Conditions and Treatments

Urodynamic evaluation for urinary symptoms and incontinence

Urodynamic Evaluation Studies are preformed by a CMUA physician with real-time instantaneous interpretation by a physician!

If you have a problem with urine leakage or blocked urine flow we may be able to help you. One of the tools they may use to evaluate the cause of your symptoms is urodynamic testing.

Several muscles, organs, and nerves are involved in collecting, storing, and releasing urine. The kidneys form urine by filtering wastes and extra water from the bloodstream. The ureters are tubes that carry urine from the kidneys to the bladder. Normally urine flows in one direction. If urine backs up toward the kidneys, infections and kidney damage can occur.

The bladder, a hollow muscular organ shaped like a balloon, sits in the pelvis and is held in place by ligaments attached to other organs and to the pelvic bones. The bladder stores urine until you are ready to empty it. It swells into a round shape when it is full and gets smaller as it empties. A healthy bladder can hold up to 16 ounces (2 cups) of urine comfortably. How frequently it fills depends on how much excess water your body is trying to get rid of.

The bladder opens into the urethra, the tube that allows urine to pass outside the body. Circular muscles called sphincters close tightly to keep urine from leaking. The involuntary leakage of urine is called incontinence.

 

Problems in the urinary system can be caused by aging, illness, or injury. The muscles in and around your bladder and urethra tend to become weaker with age. Weak bladder muscles may result in your not being able to empty your bladder completely, leaving you at a higher risk for urinary tract infections. Weak muscles of the sphincters and pelvis can lead to urinary incontinence because the sphincter muscles cannot remain tight enough to hold urine in the bladder, or the bladder does not have enough support from the pelvic muscles to stay in its proper position.

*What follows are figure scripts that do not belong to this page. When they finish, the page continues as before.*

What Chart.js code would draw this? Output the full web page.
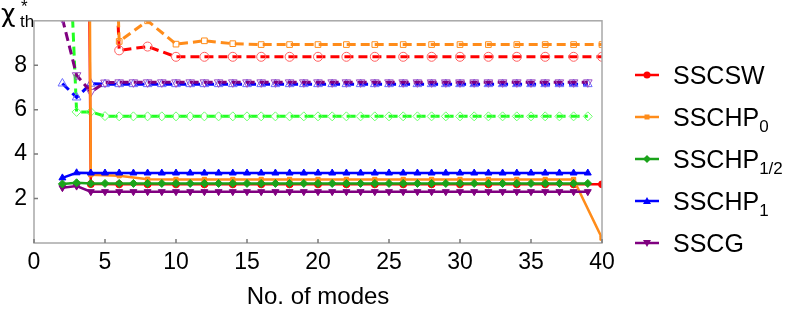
<!DOCTYPE html>
<html>
<head>
<meta charset="utf-8">
<script src="https://cdn.jsdelivr.net/npm/chart.js@4.4.1/dist/chart.umd.min.js"></script>
<style>
    body { margin: 0; background: #fff; font-family: "Liberation Sans", Arial, sans-serif; }
    #wrap { position: relative; width: 789px; height: 317px; }
    #yTitle { position: absolute; left: 0; top: 0; width: 40px; height: 34px; color: #000; }
    #yTitle span { position: absolute; white-space: nowrap; }
    #chi { left: 1px; top: 1px; font-size: 25px; line-height: 25px; font-family: "DejaVu Sans", sans-serif; }
    #star { left: 21px; top: -2px; font-size: 17px; line-height: 17px; }
    #th { left: 20px; top: 13px; font-size: 17px; line-height: 17px; }
    #legend { position: absolute; left: 635px; top: 54px; }
    .item { height: 42px; display: flex; align-items: center; font-size: 25px; color: #000; white-space: nowrap; }
    .item svg { margin-right: 14px; }
    .item sub { font-size: 17px; vertical-align: -6px; line-height: 0; }
</style>
</head>
<body>
<div id="wrap">
    <canvas id="chart" width="789" height="317"></canvas>
    <div id="yTitle"><span id="chi">χ</span><span id="star">*</span><span id="th">th</span></div>
    <div id="legend"></div>
</div>
<script>
//Ось X (число мод)
const modesAll = [2, 3, 4, 5, 6, 7, 8, 9, 10, 11, 12, 13, 14, 15, 16, 17, 18, 19, 20, 21,
    22, 23, 24, 25, 26, 27, 28, 29, 30, 31, 32, 33, 34, 35, 36, 37, 38, 39];
const modesEven = [4, 6, 8, 10, 12, 14, 16, 18, 20, 22, 24, 26, 28, 30, 32, 34, 36, 38, 40];
const xTicks = [0, 5, 10, 15, 20, 25, 30, 35, 40];
const yTicks = [2, 4, 6, 8];

//SSCSW
const sscswSolidX = [3, 4, 6, 8, 10, 12, 14, 16, 18, 20, 22, 24, 26, 28, 30, 32, 34, 36, 38, 40];
const sscswSolidY = [80, 2.65, 2.64, 2.64, 2.64, 2.64, 2.64, 2.64, 2.64, 2.64, 2.64, 2.64, 2.64, 2.64, 2.64, 2.64, 2.64, 2.64, 2.64, 2.64];
const sscswDashY = [40, 8.67, 8.84, 8.38, 8.38, 8.38, 8.38, 8.38, 8.38, 8.38, 8.38, 8.38, 8.38, 8.38, 8.38, 8.38, 8.38, 8.38, 8.38];

//SSCHP0
const hp0SolidX = [3, 4, 6, 8, 10, 12, 14, 16, 18, 20, 22, 24, 26, 28, 30, 32, 34, 36, 38, 40];
const hp0SolidY = [120, 3.07, 3.03, 2.87, 2.86, 2.86, 2.86, 2.86, 2.86, 2.86, 2.86, 2.86, 2.86, 2.86, 2.86, 2.86, 2.86, 2.86, 2.86, 0.22];
const hp0DashY = [46, 9.07, 10.0, 8.95, 9.1, 8.97, 8.93, 8.93, 8.93, 8.93, 8.93, 8.93, 8.93, 8.93, 8.93, 8.93, 8.93, 8.93, 8.93];

//SSCHP1/2
const hpHalfSolidY = [2.66, 2.71, 2.68, 2.68, 2.68, 2.68, 2.68, 2.68, 2.68, 2.68, 2.68, 2.68, 2.68, 2.68, 2.68, 2.68, 2.68, 2.68, 2.68,
    2.68, 2.68, 2.68, 2.68, 2.68, 2.68, 2.68, 2.68, 2.68, 2.68, 2.68, 2.68, 2.68, 2.68, 2.68, 2.68, 2.68, 2.68, 2.68];
const hpHalfDashY = [20.8, 5.9, 5.9, 5.71, 5.7, 5.7, 5.7, 5.7, 5.7, 5.7, 5.7, 5.7, 5.7, 5.7, 5.7, 5.7, 5.7, 5.7, 5.7,
    5.7, 5.7, 5.7, 5.7, 5.7, 5.7, 5.7, 5.7, 5.7, 5.7, 5.7, 5.7, 5.7, 5.7, 5.7, 5.7, 5.7, 5.7, 5.7];

//SSCHP1
const hp1SolidY = [2.93, 3.16, 3.15, 3.15, 3.15, 3.15, 3.15, 3.15, 3.15, 3.15, 3.15, 3.15, 3.15, 3.15, 3.15, 3.15, 3.15, 3.15, 3.15,
    3.15, 3.15, 3.15, 3.15, 3.15, 3.15, 3.15, 3.15, 3.15, 3.15, 3.15, 3.15, 3.15, 3.15, 3.15, 3.15, 3.15, 3.15, 3.15];
const hp1DashY = [7.18, 6.55, 7.17, 7.15, 7.15, 7.15, 7.15, 7.15, 7.15, 7.15, 7.15, 7.15, 7.15, 7.15, 7.15, 7.15, 7.15, 7.15, 7.15,
    7.15, 7.15, 7.15, 7.15, 7.15, 7.15, 7.15, 7.15, 7.15, 7.15, 7.15, 7.15, 7.15, 7.15, 7.15, 7.15, 7.15, 7.15, 7.15];

//SSCG
const sscgSolidY = [2.49, 2.56, 2.31, 2.31, 2.31, 2.31, 2.31, 2.31, 2.31, 2.31, 2.31, 2.31, 2.31, 2.31, 2.31, 2.31, 2.31, 2.31, 2.31,
    2.31, 2.31, 2.31, 2.31, 2.31, 2.31, 2.31, 2.31, 2.31, 2.31, 2.31, 2.31, 2.31, 2.31, 2.31, 2.31, 2.31, 2.31, 2.31];
const sscgDashY = [10.1, 7.55, 6.8, 7.22, 7.23, 7.23, 7.23, 7.23, 7.23, 7.23, 7.23, 7.23, 7.23, 7.23, 7.23, 7.23, 7.23, 7.23, 7.23,
    7.23, 7.23, 7.23, 7.23, 7.23, 7.23, 7.23, 7.23, 7.23, 7.23, 7.23, 7.23, 7.23, 7.23, 7.23, 7.23, 7.23, 7.23, 7.23];

//Легенда
const legendNames = ['SSCSW', 'SSCHP<sub>0</sub>', 'SSCHP<sub>1/2</sub>', 'SSCHP<sub>1</sub>', 'SSCG'];
const legendColors = ['#ff0000', '#ff8c1a', '#1aa31a', '#0000ff', '#800080'];
const legendMarkers = ['circle', 'square', 'diamond', 'up', 'down'];

function pts(xs, ys) {
    return xs.map((x, i) => ({x: x, y: ys[i]}));
}

function solid(data, color, style, radius, rotation) {
    return {
        data: data, showLine: true, borderColor: color, borderWidth: 2.5,
        pointStyle: style, pointRadius: radius, pointRotation: rotation || 0,
        pointBackgroundColor: color, pointBorderColor: color, pointBorderWidth: 1
    };
}

function dashed(data, color, markColor, style, radius, rotation) {
    return {
        data: data, showLine: true, borderColor: color, borderWidth: 3, borderDash: [9, 5],
        pointStyle: style, pointRadius: radius, pointRotation: rotation || 0,
        pointBackgroundColor: 'rgba(0,0,0,0)', pointBorderColor: markColor, pointBorderWidth: 1
    };
}

//Рамка и внутренние засечки
const framePlugin = {
    id: 'frame',
    afterDatasetsDraw(chart) {
        const ctx = chart.ctx, a = chart.chartArea;
        const sx = chart.scales.x, sy = chart.scales.y;
        ctx.save();
        ctx.strokeStyle = '#a8a8a8';
        ctx.lineWidth = 1.5;
        ctx.strokeRect(a.left, a.top, a.right - a.left, a.bottom - a.top);
        ctx.strokeStyle = '#7a7a7a';
        ctx.lineWidth = 1.5;
        ctx.beginPath();
        xTicks.forEach(v => {
            const px = sx.getPixelForValue(v);
            ctx.moveTo(px, a.bottom);
            ctx.lineTo(px, a.bottom - 4);
        });
        yTicks.forEach(v => {
            const py = sy.getPixelForValue(v);
            ctx.moveTo(a.left, py);
            ctx.lineTo(a.left + 4, py);
        });
        ctx.stroke();
        ctx.restore();
    }
};

document.addEventListener('DOMContentLoaded', () => {
    new Chart(document.getElementById('chart'), {
        type: 'scatter',
        data: {
            datasets: [
                solid(pts(modesAll, hpHalfSolidY), '#1aa31a', 'rectRot', 4),
                solid(pts(modesAll, hp1SolidY), '#0000ff', 'triangle', 4),
                solid(pts(modesAll, sscgSolidY), '#800080', 'triangle', 4, 180),
                solid(pts(hp0SolidX, hp0SolidY), '#ff8c1a', 'rect', 3),
                solid(pts(sscswSolidX, sscswSolidY), '#ff0000', 'circle', 3.5),
                dashed(pts(modesAll, sscgDashY), '#800080', '#9b4fc4', 'triangle', 5, 180),
                dashed(pts(modesAll, hp1DashY), '#0000ff', '#6b6bff', 'triangle', 5),
                dashed(pts(modesAll, hpHalfDashY), '#22ff22', '#6cff6c', 'rectRot', 4.5),
                dashed(pts(modesEven, hp0DashY), '#ff8c1a', '#ff8c1a', 'rect', 4),
                dashed(pts(modesEven, sscswDashY), '#ff0000', '#ff6060', 'circle', 4.5)
            ]
        },
        options: {
            responsive: false,
            animation: false,
            devicePixelRatio: 1,
            layout: { padding: { top: 16, right: 187, left: 0, bottom: 0 } },
            plugins: { legend: { display: false }, tooltip: { enabled: false } },
            scales: {
                x: {
                    type: 'linear', min: 0, max: 40,
                    afterBuildTicks: s => { s.ticks = xTicks.map(v => ({value: v})); },
                    afterFit: s => { s.height = 74; },
                    grid: { display: false, drawTicks: false },
                    border: { display: false },
                    ticks: { padding: 6, color: '#000', font: { family: '"Liberation Sans", Arial', size: 23 } },
                    title: {
                        display: true, text: 'No. of modes', color: '#000',
                        font: { family: '"Liberation Sans", Arial', size: 24 },
                        padding: { top: 2, bottom: 5 }
                    }
                },
                y: {
                    type: 'linear', min: 0, max: 10,
                    afterBuildTicks: s => { s.ticks = yTicks.map(v => ({value: v})); },
                    afterFit: s => { s.width = 34; },
                    grid: { display: false, drawTicks: false },
                    border: { display: false },
                    ticks: { padding: 7, color: '#000', font: { family: '"Liberation Sans", Arial', size: 23 } }
                }
            }
        },
        plugins: [framePlugin]
    });

    //HTML-легенда с индексами
    let html = '';
    for (let i = 0; i < legendNames.length; i++) {
        const c = legendColors[i];
        let mark = '';
        if (legendMarkers[i] == 'circle') mark = '<circle cx="12" cy="7" r="3.5" fill="' + c + '"/>';
        if (legendMarkers[i] == 'square') mark = '<rect x="9.5" y="4.5" width="5" height="5" fill="' + c + '"/>';
        if (legendMarkers[i] == 'diamond') mark = '<polygon points="12,3 16,7 12,11 8,7" fill="' + c + '"/>';
        if (legendMarkers[i] == 'up') mark = '<polygon points="12,3 16,10 8,10" fill="' + c + '"/>';
        if (legendMarkers[i] == 'down') mark = '<polygon points="8,4 16,4 12,11" fill="' + c + '"/>';
        html += '<div class="item"><svg width="24" height="14"><line x1="0" y1="7" x2="24" y2="7" stroke="' + c +
            '" stroke-width="2.5"/>' + mark + '</svg><span>' + legendNames[i] + '</span></div>';
    }
    document.getElementById('legend').innerHTML = html;
});
</script>
</body>
</html>
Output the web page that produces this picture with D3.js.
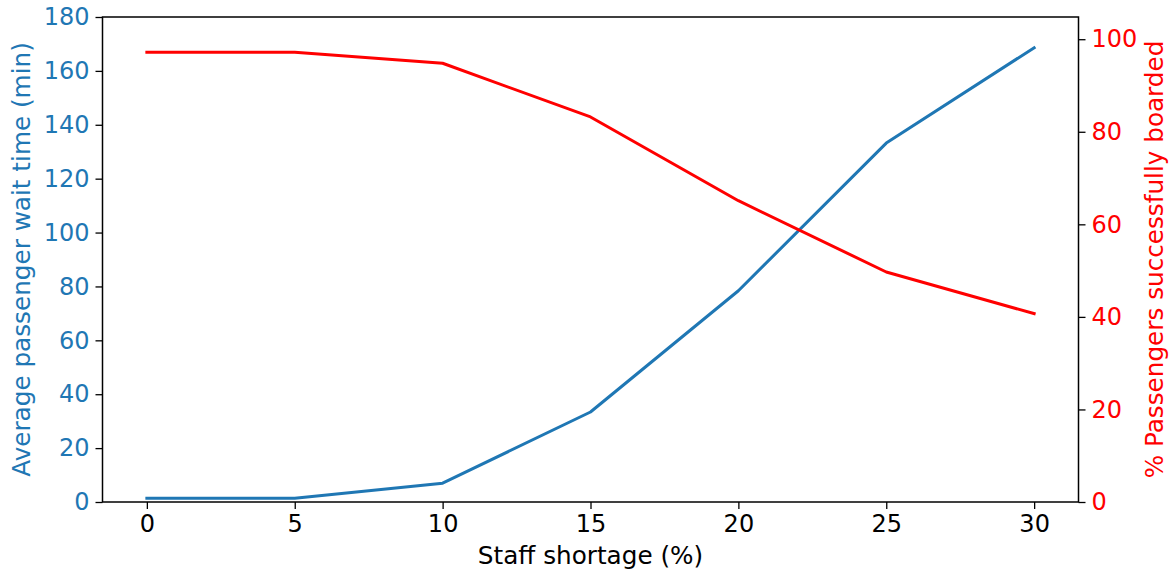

Urodynamics is a study that assesses how the bladder and urethra are performing their job of storing and releasing urine. Urodynamic tests help your doctor see how well your bladder and sphincter muscles work and can help explain symptoms such as:

  • incontinence
  • frequent urination
  • sudden, strong urges to urinate
  • problems starting a urine stream
  • painful urination
  • problems emptying your bladder completely
  • recurrent urinary tract infections


Preparing for the Test

If the doctor recommends bladder testing, usually no special preparations are needed, but you will be asked to come with a full bladder

Taking the Test

Most urodynamic testing focuses on the bladder’s ability to store and empty urine. It can also show whether the bladder is having abnormal contractions that cause leakage.

Uroflowmetry (Measurement of Urine Speed and Volume)

A uroflowmeter automatically measures the amount of urine and the flow rate—that is, how fast the urine comes out. You may be asked to urinate privately into a toilet that contains a collection device and scale. This equipment creates a graph that shows changes in flow rate from second to second so the doctor can see the peak flow rate and how many seconds it took to get there. Results of this test will be abnormal if the bladder muscle is weak or urine flow is obstructed.

Measurement of Postvoid Residual

After you have finished, you may still have some urine, remaining in your bladder. To measure this, the doctor may use a catheter, a thin tube that can be gently glided into the urethra. He or she can also measure the postvoid residual with ultrasound equipment that uses harmless sound waves to create a picture of the bladder.

Cystometry (Measurement of Bladder Pressure)

A cystometrogram (CMG) measures how much your bladder can hold, how much pressure builds up inside your bladder as it stores urine, and how full it is when you feel the urge to urinate. The doctor will use a catheter to empty your bladder completely. Then a special, smaller catheter will be placed in the bladder. This catheter has a pressure-measuring device called a manometer. Another catheter may be placed in the rectum or vagina to record pressure there as well. Your bladder will be filled slowly with warm water. During this time you will be asked how your bladder feels and when you feel the need to urinate. The volume of water and the bladder pressure will be recorded. You may be asked to cough or strain during this procedure. Involuntary bladder contractions can be identified.